A revolver tour #7: Smith & Wesson 640 Pro Series

Smith & Wesson 640 Pro Series cylinder open

I have talked about this gun a lot on the blog, and there’s a good reason for that. It’s a really good gun. It’s probably one of the best examples of a carry revolver that you can buy right now; although it is too heavy for pocket carry. But it’s great too shoot, and so long as you have a quality holster, you’re in good shape. Of course, the best thing about this gun? No lock.

Personally, the lock issue gets overblown a lot, but at the same time there’s a genuine appeal to having a gun without the S&W interal locking system. I don’t have a problem with the lock…but I’d rather have guns without it, all things being equal. But we should focus on the really great stuff about this gun, like the sights. More small carry revolvers should come with night sights, and in fact this is the only one of my small carry guns that doesn’t wear Crimson Trace laser grips, because it has three dot trijicon night sights on it. They’re great! #tonythetiger

Smith & Wesson 640 Pro Series

The trigger has an apex j-frame kit in it, which means it’s also pretty excellent. It’s exactly 8 pounds, with a nice positive reset. The gun is also cut for moonclips, which I’m rather “meh” on in a carry gun. I don’t use them for carry or for my reloads, so it’s a feature that the gun doesn’t really need, in my opinion. But some people like that sort of thing, I guess. In my opinion, moonclips are reserved for competition guns, not carry.

This gun gets carried a lot. It’s my default belt gun for when I want something that’s easy to conceal and good to shoot, it sights by my nightstand along with a flashlight, it’s just a great little gun. Yes, I know carrying a j-frame will get me killed by ninjas, but I’m carrying the BEST j-frame ever, so I try to not worry about it.


  1. I was hoping you would talk more about the Ergo grip you have on that pistol. I had an airweight 638 that I really didn’t like to shoot because of the small grip, but adding a larger grip would have defeated the purpose of a pocket sized revolver. How controllable is the gun with this non-traditional grip? Does it still have a natural pointability or does the change in grip angle make it require more conscious effort to align the sights on the target?

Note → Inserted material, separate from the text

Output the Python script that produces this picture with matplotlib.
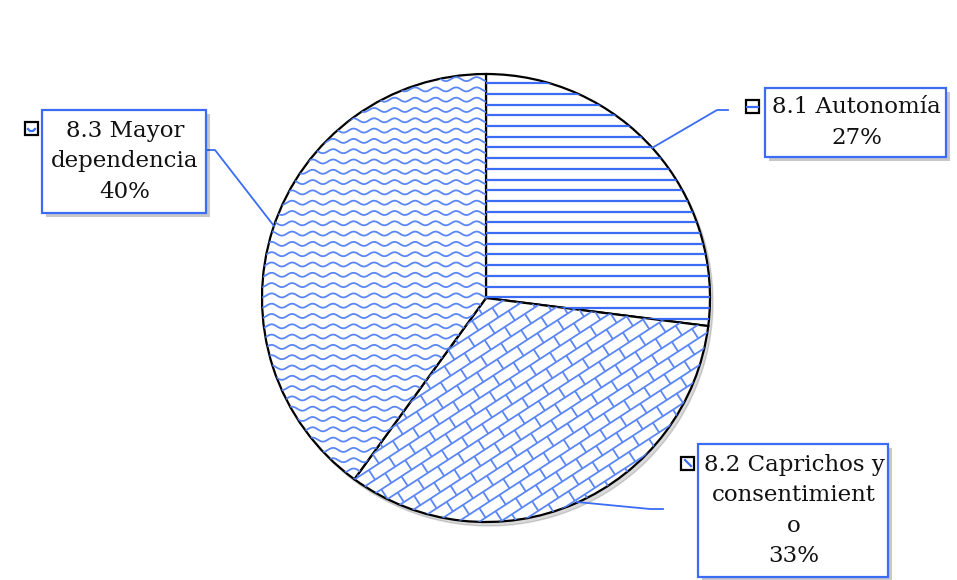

    1. The Ergo grip produces nearly the same grip angle as a Glock.

      That is either a feature or a bug, depending on how you feel about Glocks.

      1. Interesting. I would have guessed based on the picture it would be a much steeper angle. Maybe I’ll have to track down a J frame and give them another shot

  2. Years ago, I had the 9mm equivalent to this gun, the 940. It was a couple ounces heavier and had the old plain sights, but the big deal was the moonclips.
    We since have restored citizen carry and the moonclip offers a huge advantage when loading and clearing are frequently necessary, such as in Illinois with its 23 million prohibited locations.
    Unloading a semi ruins the ammunition in short order: I’ve had my .45 HSTs go bad after only two or three chamberings (check your overall length!).
    Unloading a revo in a compromised location such as your car means spilled cartridges on the floor, in the cupholders, inside the seats…
    Moons have some notable advantages!

  3. It is indeed a great little firearm. I’ve got the “2-finger” CT grips on mine, and frankly, it carries great in my jeans pocket.

  4. 357 Magnum is good for three ninjas per shot versus 9mm’s single ninja. The flame alone may account for a fourth ninja. I am sure you will do fine.

    Does the Ergo grip make the gun more difficult to hide? Does it help with recoil?